>> begin
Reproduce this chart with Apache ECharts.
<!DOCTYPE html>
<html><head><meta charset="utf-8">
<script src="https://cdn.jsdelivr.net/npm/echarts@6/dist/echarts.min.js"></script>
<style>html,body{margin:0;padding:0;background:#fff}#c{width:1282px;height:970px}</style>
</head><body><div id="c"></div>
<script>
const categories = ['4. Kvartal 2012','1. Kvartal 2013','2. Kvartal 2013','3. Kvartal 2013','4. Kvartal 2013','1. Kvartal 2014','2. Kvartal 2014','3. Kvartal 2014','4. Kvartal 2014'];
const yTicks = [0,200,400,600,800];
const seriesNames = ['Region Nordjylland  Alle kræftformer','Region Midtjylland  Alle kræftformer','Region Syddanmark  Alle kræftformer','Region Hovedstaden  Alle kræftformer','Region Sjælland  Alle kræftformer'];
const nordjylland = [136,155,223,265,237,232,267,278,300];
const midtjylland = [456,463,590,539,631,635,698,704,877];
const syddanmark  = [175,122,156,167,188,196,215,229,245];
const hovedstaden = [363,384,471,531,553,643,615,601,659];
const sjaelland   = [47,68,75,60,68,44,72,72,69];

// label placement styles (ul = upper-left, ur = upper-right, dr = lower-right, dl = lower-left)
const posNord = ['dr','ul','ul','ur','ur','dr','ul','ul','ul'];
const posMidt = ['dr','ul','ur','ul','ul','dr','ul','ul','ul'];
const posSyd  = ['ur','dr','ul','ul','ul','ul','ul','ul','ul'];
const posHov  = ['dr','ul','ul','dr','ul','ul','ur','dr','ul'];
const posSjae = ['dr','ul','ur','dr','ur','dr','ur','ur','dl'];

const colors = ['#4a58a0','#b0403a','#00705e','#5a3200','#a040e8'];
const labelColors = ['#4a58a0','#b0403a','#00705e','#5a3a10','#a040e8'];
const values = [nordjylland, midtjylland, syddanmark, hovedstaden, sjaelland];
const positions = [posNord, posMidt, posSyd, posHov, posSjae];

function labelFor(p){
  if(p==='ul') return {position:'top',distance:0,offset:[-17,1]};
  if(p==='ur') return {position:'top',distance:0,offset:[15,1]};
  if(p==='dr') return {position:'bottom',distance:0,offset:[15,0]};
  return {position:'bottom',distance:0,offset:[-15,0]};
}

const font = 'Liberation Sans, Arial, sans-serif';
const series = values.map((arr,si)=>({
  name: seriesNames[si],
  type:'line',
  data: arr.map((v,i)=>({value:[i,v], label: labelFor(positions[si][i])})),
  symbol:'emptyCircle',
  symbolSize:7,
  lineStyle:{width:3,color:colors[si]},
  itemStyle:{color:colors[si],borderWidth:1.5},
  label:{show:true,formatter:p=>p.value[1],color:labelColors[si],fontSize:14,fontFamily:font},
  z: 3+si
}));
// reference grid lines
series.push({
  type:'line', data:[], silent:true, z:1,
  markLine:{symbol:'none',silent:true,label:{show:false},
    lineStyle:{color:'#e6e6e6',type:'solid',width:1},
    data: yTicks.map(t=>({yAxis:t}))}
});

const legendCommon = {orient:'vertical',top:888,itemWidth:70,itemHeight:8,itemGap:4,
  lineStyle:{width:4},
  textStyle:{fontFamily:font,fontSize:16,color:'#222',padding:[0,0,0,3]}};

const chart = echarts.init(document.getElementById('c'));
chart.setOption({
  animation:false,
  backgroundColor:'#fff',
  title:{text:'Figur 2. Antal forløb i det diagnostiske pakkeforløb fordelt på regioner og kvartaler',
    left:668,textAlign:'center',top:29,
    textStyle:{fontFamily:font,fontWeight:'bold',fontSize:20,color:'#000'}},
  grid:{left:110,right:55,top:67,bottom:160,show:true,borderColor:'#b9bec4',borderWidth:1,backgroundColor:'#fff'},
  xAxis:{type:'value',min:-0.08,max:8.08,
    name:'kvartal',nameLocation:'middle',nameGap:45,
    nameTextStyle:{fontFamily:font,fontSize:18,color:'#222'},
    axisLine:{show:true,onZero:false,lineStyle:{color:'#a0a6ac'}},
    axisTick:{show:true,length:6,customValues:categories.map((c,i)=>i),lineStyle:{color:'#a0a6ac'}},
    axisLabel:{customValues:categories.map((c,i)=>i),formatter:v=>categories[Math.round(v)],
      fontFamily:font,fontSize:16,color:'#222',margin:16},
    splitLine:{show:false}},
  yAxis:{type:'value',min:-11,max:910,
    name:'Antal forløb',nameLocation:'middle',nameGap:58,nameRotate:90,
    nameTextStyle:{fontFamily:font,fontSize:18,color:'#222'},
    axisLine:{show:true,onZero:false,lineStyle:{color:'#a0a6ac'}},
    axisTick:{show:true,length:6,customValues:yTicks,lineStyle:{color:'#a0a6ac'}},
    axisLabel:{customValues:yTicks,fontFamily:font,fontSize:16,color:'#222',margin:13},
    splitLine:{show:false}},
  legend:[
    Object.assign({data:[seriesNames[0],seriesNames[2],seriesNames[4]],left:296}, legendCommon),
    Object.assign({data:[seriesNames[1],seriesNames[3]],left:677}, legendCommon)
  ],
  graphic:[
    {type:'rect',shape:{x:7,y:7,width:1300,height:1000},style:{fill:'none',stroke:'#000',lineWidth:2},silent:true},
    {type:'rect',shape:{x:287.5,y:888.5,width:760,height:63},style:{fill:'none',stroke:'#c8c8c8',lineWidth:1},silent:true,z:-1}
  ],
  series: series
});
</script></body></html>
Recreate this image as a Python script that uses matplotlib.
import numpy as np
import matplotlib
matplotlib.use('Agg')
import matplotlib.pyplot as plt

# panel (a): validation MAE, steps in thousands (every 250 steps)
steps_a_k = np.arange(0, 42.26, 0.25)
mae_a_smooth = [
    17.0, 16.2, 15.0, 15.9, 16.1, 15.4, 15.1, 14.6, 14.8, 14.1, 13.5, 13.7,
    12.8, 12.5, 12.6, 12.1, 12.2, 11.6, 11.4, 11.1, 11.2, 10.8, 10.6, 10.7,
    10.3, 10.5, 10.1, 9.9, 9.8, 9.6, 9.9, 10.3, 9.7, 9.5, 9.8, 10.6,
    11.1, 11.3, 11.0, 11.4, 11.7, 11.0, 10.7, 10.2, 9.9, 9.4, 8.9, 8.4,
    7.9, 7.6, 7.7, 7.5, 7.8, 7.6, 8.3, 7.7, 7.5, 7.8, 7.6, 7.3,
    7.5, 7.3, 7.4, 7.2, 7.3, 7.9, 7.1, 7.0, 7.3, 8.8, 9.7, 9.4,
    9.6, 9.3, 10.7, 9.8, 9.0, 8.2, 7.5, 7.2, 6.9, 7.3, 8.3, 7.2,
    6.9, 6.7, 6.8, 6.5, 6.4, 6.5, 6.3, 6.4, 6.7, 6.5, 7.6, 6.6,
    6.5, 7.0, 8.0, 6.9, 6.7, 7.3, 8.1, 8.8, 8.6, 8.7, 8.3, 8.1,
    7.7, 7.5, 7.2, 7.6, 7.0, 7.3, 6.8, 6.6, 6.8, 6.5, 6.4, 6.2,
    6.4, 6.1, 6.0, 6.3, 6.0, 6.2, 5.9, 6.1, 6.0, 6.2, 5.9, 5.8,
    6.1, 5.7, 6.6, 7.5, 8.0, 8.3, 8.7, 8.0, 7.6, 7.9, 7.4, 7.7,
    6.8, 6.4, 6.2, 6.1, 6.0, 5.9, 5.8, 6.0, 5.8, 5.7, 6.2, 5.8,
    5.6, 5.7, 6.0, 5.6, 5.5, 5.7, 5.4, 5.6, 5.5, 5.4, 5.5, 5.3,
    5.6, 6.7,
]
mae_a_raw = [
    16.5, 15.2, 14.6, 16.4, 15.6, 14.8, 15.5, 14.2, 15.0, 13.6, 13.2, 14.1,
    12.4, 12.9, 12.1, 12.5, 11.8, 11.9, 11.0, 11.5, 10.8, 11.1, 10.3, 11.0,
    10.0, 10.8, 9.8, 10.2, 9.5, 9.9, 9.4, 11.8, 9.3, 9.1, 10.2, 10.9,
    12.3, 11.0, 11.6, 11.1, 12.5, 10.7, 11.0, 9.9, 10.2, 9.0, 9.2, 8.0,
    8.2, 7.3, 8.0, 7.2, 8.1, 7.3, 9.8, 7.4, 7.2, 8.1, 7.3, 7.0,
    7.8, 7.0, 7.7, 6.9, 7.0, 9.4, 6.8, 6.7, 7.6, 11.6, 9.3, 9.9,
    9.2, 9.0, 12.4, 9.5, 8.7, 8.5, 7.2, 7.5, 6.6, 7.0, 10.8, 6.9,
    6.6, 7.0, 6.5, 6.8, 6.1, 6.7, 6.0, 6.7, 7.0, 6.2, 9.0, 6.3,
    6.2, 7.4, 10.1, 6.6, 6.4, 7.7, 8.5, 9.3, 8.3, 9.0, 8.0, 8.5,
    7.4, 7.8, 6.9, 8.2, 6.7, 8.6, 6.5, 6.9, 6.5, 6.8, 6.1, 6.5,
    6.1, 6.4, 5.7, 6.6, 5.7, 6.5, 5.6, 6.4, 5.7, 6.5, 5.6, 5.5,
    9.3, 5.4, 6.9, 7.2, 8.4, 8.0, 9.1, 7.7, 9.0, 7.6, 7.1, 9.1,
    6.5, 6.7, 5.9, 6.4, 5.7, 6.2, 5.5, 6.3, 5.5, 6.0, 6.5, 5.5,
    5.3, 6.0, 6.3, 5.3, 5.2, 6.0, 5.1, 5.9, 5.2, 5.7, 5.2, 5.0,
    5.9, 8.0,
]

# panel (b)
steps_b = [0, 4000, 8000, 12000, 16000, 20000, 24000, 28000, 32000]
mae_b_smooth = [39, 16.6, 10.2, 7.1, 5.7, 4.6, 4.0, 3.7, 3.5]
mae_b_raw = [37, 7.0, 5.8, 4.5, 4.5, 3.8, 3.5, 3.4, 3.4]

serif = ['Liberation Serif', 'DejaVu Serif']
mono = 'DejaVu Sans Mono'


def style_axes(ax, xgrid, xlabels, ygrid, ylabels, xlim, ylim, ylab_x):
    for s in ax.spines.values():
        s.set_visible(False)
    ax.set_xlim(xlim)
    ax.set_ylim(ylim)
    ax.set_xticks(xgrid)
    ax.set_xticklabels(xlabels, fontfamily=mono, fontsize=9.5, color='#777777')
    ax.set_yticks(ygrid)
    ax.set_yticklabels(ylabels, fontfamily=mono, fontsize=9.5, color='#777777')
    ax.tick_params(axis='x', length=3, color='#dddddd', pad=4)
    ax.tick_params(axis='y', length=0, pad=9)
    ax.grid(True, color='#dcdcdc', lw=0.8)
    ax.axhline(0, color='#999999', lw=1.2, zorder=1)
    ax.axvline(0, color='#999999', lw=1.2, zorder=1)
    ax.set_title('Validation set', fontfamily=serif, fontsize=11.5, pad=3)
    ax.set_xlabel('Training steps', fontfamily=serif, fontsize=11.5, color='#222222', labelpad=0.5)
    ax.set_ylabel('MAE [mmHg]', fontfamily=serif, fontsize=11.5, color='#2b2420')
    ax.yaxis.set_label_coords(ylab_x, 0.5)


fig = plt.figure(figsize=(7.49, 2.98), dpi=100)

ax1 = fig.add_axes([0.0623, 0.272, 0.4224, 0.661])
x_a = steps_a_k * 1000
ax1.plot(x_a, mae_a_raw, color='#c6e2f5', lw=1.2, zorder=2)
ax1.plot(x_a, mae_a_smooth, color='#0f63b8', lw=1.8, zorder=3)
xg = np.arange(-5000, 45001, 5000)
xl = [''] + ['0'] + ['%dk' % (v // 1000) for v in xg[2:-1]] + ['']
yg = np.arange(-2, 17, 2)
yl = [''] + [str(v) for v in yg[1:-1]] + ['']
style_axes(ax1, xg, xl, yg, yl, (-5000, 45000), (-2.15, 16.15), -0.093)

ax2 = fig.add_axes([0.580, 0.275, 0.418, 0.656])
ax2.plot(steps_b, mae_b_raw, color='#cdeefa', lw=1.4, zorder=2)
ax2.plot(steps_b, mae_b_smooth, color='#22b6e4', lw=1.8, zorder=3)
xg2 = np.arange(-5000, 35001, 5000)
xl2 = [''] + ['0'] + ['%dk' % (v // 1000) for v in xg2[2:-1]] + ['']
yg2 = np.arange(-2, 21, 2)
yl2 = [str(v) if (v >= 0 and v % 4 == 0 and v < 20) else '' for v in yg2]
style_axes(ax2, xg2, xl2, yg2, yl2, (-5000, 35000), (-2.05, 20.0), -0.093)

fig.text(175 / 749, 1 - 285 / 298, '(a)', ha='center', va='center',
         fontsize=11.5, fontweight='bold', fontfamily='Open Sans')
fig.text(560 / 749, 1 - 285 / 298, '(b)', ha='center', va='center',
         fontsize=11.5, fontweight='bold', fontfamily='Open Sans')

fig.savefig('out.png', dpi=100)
>> end
■ **GOAL**
Return exactly the lines from the beginning of the data above through the one containing "const posSjae = ['dr','ul','ur','dr','ur','dr','ur','ur','dl'];", please. Include both end lines and add nothing else.

■ **ANSWER IN FULL**
Reproduce this chart with Apache ECharts.
<!DOCTYPE html>
<html><head><meta charset="utf-8">
<script src="https://cdn.jsdelivr.net/npm/echarts@6/dist/echarts.min.js"></script>
<style>html,body{margin:0;padding:0;background:#fff}#c{width:1282px;height:970px}</style>
</head><body><div id="c"></div>
<script>
const categories = ['4. Kvartal 2012','1. Kvartal 2013','2. Kvartal 2013','3. Kvartal 2013','4. Kvartal 2013','1. Kvartal 2014','2. Kvartal 2014','3. Kvartal 2014','4. Kvartal 2014'];
const yTicks = [0,200,400,600,800];
const seriesNames = ['Region Nordjylland  Alle kræftformer','Region Midtjylland  Alle kræftformer','Region Syddanmark  Alle kræftformer','Region Hovedstaden  Alle kræftformer','Region Sjælland  Alle kræftformer'];
const nordjylland = [136,155,223,265,237,232,267,278,300];
const midtjylland = [456,463,590,539,631,635,698,704,877];
const syddanmark  = [175,122,156,167,188,196,215,229,245];
const hovedstaden = [363,384,471,531,553,643,615,601,659];
const sjaelland   = [47,68,75,60,68,44,72,72,69];

// label placement styles (ul = upper-left, ur = upper-right, dr = lower-right, dl = lower-left)
const posNord = ['dr','ul','ul','ur','ur','dr','ul','ul','ul'];
const posMidt = ['dr','ul','ur','ul','ul','dr','ul','ul','ul'];
const posSyd  = ['ur','dr','ul','ul','ul','ul','ul','ul','ul'];
const posHov  = ['dr','ul','ul','dr','ul','ul','ur','dr','ul'];
const posSjae = ['dr','ul','ur','dr','ur','dr','ur','ur','dl'];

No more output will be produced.